• **Task to complete**: Write out the full set of records below exactly.

*** Source records ***

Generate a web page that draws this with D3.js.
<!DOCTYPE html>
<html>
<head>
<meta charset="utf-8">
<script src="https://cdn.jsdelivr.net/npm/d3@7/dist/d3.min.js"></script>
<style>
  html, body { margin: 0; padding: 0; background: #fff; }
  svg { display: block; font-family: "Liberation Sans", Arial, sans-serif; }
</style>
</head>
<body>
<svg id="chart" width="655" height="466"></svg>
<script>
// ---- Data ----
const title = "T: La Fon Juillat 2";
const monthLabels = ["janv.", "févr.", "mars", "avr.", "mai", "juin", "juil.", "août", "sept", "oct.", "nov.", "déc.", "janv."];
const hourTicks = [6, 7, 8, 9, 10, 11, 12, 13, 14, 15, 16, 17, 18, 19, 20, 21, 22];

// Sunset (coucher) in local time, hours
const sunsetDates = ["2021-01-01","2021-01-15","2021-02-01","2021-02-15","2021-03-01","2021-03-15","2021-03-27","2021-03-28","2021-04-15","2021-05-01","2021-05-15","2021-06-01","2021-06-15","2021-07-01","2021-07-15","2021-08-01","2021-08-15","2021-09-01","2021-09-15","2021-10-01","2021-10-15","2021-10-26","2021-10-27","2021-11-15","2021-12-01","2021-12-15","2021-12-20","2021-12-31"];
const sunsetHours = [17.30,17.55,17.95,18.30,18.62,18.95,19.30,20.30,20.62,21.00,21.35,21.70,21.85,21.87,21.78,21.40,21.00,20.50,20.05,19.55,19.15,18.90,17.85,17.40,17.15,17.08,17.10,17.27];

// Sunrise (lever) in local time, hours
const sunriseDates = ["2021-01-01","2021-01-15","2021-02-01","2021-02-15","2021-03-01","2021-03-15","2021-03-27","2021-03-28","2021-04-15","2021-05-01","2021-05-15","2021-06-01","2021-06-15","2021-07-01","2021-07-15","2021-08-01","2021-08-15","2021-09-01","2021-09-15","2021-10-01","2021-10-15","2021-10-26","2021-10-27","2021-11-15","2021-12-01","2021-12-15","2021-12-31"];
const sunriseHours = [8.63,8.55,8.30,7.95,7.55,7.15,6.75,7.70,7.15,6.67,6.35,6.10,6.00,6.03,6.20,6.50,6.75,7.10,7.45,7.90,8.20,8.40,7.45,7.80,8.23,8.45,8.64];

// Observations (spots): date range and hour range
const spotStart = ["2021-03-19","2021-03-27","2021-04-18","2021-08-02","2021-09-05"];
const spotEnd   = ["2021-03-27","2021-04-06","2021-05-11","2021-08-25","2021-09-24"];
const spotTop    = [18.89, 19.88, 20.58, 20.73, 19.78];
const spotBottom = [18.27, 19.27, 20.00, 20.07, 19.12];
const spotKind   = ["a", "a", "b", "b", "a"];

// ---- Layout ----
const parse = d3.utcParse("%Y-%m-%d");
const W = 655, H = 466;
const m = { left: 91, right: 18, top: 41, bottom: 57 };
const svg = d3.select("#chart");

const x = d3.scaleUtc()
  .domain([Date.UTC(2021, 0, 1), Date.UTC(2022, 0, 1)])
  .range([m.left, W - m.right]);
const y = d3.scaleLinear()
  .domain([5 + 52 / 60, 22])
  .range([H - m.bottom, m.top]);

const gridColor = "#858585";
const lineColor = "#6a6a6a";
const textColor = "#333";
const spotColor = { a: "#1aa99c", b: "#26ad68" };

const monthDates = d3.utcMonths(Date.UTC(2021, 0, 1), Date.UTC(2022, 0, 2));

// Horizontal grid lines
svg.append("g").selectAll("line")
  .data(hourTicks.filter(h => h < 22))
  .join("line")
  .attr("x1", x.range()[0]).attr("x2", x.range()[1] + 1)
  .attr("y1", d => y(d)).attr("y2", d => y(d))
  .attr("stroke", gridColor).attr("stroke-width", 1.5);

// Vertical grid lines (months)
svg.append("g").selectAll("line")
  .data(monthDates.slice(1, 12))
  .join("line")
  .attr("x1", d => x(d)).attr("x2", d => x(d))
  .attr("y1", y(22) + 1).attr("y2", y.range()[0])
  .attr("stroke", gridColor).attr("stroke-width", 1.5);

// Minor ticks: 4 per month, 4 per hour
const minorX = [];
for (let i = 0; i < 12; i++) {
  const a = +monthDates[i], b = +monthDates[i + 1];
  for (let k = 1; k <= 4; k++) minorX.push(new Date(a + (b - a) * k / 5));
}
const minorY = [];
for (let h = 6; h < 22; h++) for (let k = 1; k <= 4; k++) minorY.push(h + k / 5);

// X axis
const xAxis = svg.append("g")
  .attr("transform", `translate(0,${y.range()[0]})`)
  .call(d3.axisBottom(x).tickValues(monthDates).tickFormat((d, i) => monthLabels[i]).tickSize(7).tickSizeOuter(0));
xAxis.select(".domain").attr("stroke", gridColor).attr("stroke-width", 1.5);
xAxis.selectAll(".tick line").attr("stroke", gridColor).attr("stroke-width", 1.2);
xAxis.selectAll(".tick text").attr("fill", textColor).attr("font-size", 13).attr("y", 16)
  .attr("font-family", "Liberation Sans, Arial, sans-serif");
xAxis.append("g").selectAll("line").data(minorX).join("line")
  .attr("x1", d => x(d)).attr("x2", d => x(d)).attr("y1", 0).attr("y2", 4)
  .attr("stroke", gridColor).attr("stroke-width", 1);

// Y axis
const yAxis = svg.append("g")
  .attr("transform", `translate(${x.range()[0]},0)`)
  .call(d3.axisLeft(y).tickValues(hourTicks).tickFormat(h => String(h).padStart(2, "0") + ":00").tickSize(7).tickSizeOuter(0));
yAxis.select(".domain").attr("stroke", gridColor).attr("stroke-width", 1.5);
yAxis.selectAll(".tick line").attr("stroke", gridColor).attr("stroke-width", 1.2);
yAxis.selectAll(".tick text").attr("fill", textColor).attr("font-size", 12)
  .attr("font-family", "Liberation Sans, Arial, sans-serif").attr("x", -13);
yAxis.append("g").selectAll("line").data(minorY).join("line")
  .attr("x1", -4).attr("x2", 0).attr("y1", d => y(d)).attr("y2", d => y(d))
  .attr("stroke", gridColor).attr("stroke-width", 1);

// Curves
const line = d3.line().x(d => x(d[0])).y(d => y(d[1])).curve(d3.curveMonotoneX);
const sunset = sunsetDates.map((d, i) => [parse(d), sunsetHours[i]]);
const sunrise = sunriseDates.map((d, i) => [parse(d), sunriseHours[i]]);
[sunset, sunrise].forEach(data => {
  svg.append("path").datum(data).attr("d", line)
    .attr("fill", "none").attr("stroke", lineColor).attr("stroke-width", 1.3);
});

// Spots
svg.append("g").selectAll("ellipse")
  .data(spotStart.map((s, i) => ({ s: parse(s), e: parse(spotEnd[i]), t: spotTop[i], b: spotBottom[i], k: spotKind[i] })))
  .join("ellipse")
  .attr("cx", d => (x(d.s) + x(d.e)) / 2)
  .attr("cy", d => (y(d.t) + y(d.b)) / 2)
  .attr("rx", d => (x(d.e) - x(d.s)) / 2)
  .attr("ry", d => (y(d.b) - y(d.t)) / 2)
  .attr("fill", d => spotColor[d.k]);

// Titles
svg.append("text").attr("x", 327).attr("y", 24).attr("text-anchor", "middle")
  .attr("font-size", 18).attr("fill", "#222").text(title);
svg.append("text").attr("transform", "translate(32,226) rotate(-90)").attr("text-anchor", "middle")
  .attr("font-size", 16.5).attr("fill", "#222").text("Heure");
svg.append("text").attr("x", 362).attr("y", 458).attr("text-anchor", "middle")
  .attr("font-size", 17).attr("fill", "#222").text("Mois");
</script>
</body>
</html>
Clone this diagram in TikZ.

***

• **Expected answer**:
Generate a web page that draws this with D3.js.
<!DOCTYPE html>
<html>
<head>
<meta charset="utf-8">
<script src="https://cdn.jsdelivr.net/npm/d3@7/dist/d3.min.js"></script>
<style>
  html, body { margin: 0; padding: 0; background: #fff; }
  svg { display: block; font-family: "Liberation Sans", Arial, sans-serif; }
</style>
</head>
<body>
<svg id="chart" width="655" height="466"></svg>
<script>
// ---- Data ----
const title = "T: La Fon Juillat 2";
const monthLabels = ["janv.", "févr.", "mars", "avr.", "mai", "juin", "juil.", "août", "sept", "oct.", "nov.", "déc.", "janv."];
const hourTicks = [6, 7, 8, 9, 10, 11, 12, 13, 14, 15, 16, 17, 18, 19, 20, 21, 22];

// Sunset (coucher) in local time, hours
const sunsetDates = ["2021-01-01","2021-01-15","2021-02-01","2021-02-15","2021-03-01","2021-03-15","2021-03-27","2021-03-28","2021-04-15","2021-05-01","2021-05-15","2021-06-01","2021-06-15","2021-07-01","2021-07-15","2021-08-01","2021-08-15","2021-09-01","2021-09-15","2021-10-01","2021-10-15","2021-10-26","2021-10-27","2021-11-15","2021-12-01","2021-12-15","2021-12-20","2021-12-31"];
const sunsetHours = [17.30,17.55,17.95,18.30,18.62,18.95,19.30,20.30,20.62,21.00,21.35,21.70,21.85,21.87,21.78,21.40,21.00,20.50,20.05,19.55,19.15,18.90,17.85,17.40,17.15,17.08,17.10,17.27];

// Sunrise (lever) in local time, hours
const sunriseDates = ["2021-01-01","2021-01-15","2021-02-01","2021-02-15","2021-03-01","2021-03-15","2021-03-27","2021-03-28","2021-04-15","2021-05-01","2021-05-15","2021-06-01","2021-06-15","2021-07-01","2021-07-15","2021-08-01","2021-08-15","2021-09-01","2021-09-15","2021-10-01","2021-10-15","2021-10-26","2021-10-27","2021-11-15","2021-12-01","2021-12-15","2021-12-31"];
const sunriseHours = [8.63,8.55,8.30,7.95,7.55,7.15,6.75,7.70,7.15,6.67,6.35,6.10,6.00,6.03,6.20,6.50,6.75,7.10,7.45,7.90,8.20,8.40,7.45,7.80,8.23,8.45,8.64];

// Observations (spots): date range and hour range
const spotStart = ["2021-03-19","2021-03-27","2021-04-18","2021-08-02","2021-09-05"];
const spotEnd   = ["2021-03-27","2021-04-06","2021-05-11","2021-08-25","2021-09-24"];
const spotTop    = [18.89, 19.88, 20.58, 20.73, 19.78];
const spotBottom = [18.27, 19.27, 20.00, 20.07, 19.12];
const spotKind   = ["a", "a", "b", "b", "a"];

// ---- Layout ----
const parse = d3.utcParse("%Y-%m-%d");
const W = 655, H = 466;
const m = { left: 91, right: 18, top: 41, bottom: 57 };
const svg = d3.select("#chart");

const x = d3.scaleUtc()
  .domain([Date.UTC(2021, 0, 1), Date.UTC(2022, 0, 1)])
  .range([m.left, W - m.right]);
const y = d3.scaleLinear()
  .domain([5 + 52 / 60, 22])
  .range([H - m.bottom, m.top]);

const gridColor = "#858585";
const lineColor = "#6a6a6a";
const textColor = "#333";
const spotColor = { a: "#1aa99c", b: "#26ad68" };

const monthDates = d3.utcMonths(Date.UTC(2021, 0, 1), Date.UTC(2022, 0, 2));

// Horizontal grid lines
svg.append("g").selectAll("line")
  .data(hourTicks.filter(h => h < 22))
  .join("line")
  .attr("x1", x.range()[0]).attr("x2", x.range()[1] + 1)
  .attr("y1", d => y(d)).attr("y2", d => y(d))
  .attr("stroke", gridColor).attr("stroke-width", 1.5);

// Vertical grid lines (months)
svg.append("g").selectAll("line")
  .data(monthDates.slice(1, 12))
  .join("line")
  .attr("x1", d => x(d)).attr("x2", d => x(d))
  .attr("y1", y(22) + 1).attr("y2", y.range()[0])
  .attr("stroke", gridColor).attr("stroke-width", 1.5);

// Minor ticks: 4 per month, 4 per hour
const minorX = [];
for (let i = 0; i < 12; i++) {
  const a = +monthDates[i], b = +monthDates[i + 1];
  for (let k = 1; k <= 4; k++) minorX.push(new Date(a + (b - a) * k / 5));
}
const minorY = [];
for (let h = 6; h < 22; h++) for (let k = 1; k <= 4; k++) minorY.push(h + k / 5);

// X axis
const xAxis = svg.append("g")
  .attr("transform", `translate(0,${y.range()[0]})`)
  .call(d3.axisBottom(x).tickValues(monthDates).tickFormat((d, i) => monthLabels[i]).tickSize(7).tickSizeOuter(0));
xAxis.select(".domain").attr("stroke", gridColor).attr("stroke-width", 1.5);
xAxis.selectAll(".tick line").attr("stroke", gridColor).attr("stroke-width", 1.2);
xAxis.selectAll(".tick text").attr("fill", textColor).attr("font-size", 13).attr("y", 16)
  .attr("font-family", "Liberation Sans, Arial, sans-serif");
xAxis.append("g").selectAll("line").data(minorX).join("line")
  .attr("x1", d => x(d)).attr("x2", d => x(d)).attr("y1", 0).attr("y2", 4)
  .attr("stroke", gridColor).attr("stroke-width", 1);

// Y axis
const yAxis = svg.append("g")
  .attr("transform", `translate(${x.range()[0]},0)`)
  .call(d3.axisLeft(y).tickValues(hourTicks).tickFormat(h => String(h).padStart(2, "0") + ":00").tickSize(7).tickSizeOuter(0));
yAxis.select(".domain").attr("stroke", gridColor).attr("stroke-width", 1.5);
yAxis.selectAll(".tick line").attr("stroke", gridColor).attr("stroke-width", 1.2);
yAxis.selectAll(".tick text").attr("fill", textColor).attr("font-size", 12)
  .attr("font-family", "Liberation Sans, Arial, sans-serif").attr("x", -13);
yAxis.append("g").selectAll("line").data(minorY).join("line")
  .attr("x1", -4).attr("x2", 0).attr("y1", d => y(d)).attr("y2", d => y(d))
  .attr("stroke", gridColor).attr("stroke-width", 1);

// Curves
const line = d3.line().x(d => x(d[0])).y(d => y(d[1])).curve(d3.curveMonotoneX);
const sunset = sunsetDates.map((d, i) => [parse(d), sunsetHours[i]]);
const sunrise = sunriseDates.map((d, i) => [parse(d), sunriseHours[i]]);
[sunset, sunrise].forEach(data => {
  svg.append("path").datum(data).attr("d", line)
    .attr("fill", "none").attr("stroke", lineColor).attr("stroke-width", 1.3);
});

// Spots
svg.append("g").selectAll("ellipse")
  .data(spotStart.map((s, i) => ({ s: parse(s), e: parse(spotEnd[i]), t: spotTop[i], b: spotBottom[i], k: spotKind[i] })))
  .join("ellipse")
  .attr("cx", d => (x(d.s) + x(d.e)) / 2)
  .attr("cy", d => (y(d.t) + y(d.b)) / 2)
  .attr("rx", d => (x(d.e) - x(d.s)) / 2)
  .attr("ry", d => (y(d.b) - y(d.t)) / 2)
  .attr("fill", d => spotColor[d.k]);

// Titles
svg.append("text").attr("x", 327).attr("y", 24).attr("text-anchor", "middle")
  .attr("font-size", 18).attr("fill", "#222").text(title);
svg.append("text").attr("transform", "translate(32,226) rotate(-90)").attr("text-anchor", "middle")
  .attr("font-size", 16.5).attr("fill", "#222").text("Heure");
svg.append("text").attr("x", 362).attr("y", 458).attr("text-anchor", "middle")
  .attr("font-size", 17).attr("fill", "#222").text("Mois");
</script>
</body>
</html>
Clone this diagram in TikZ.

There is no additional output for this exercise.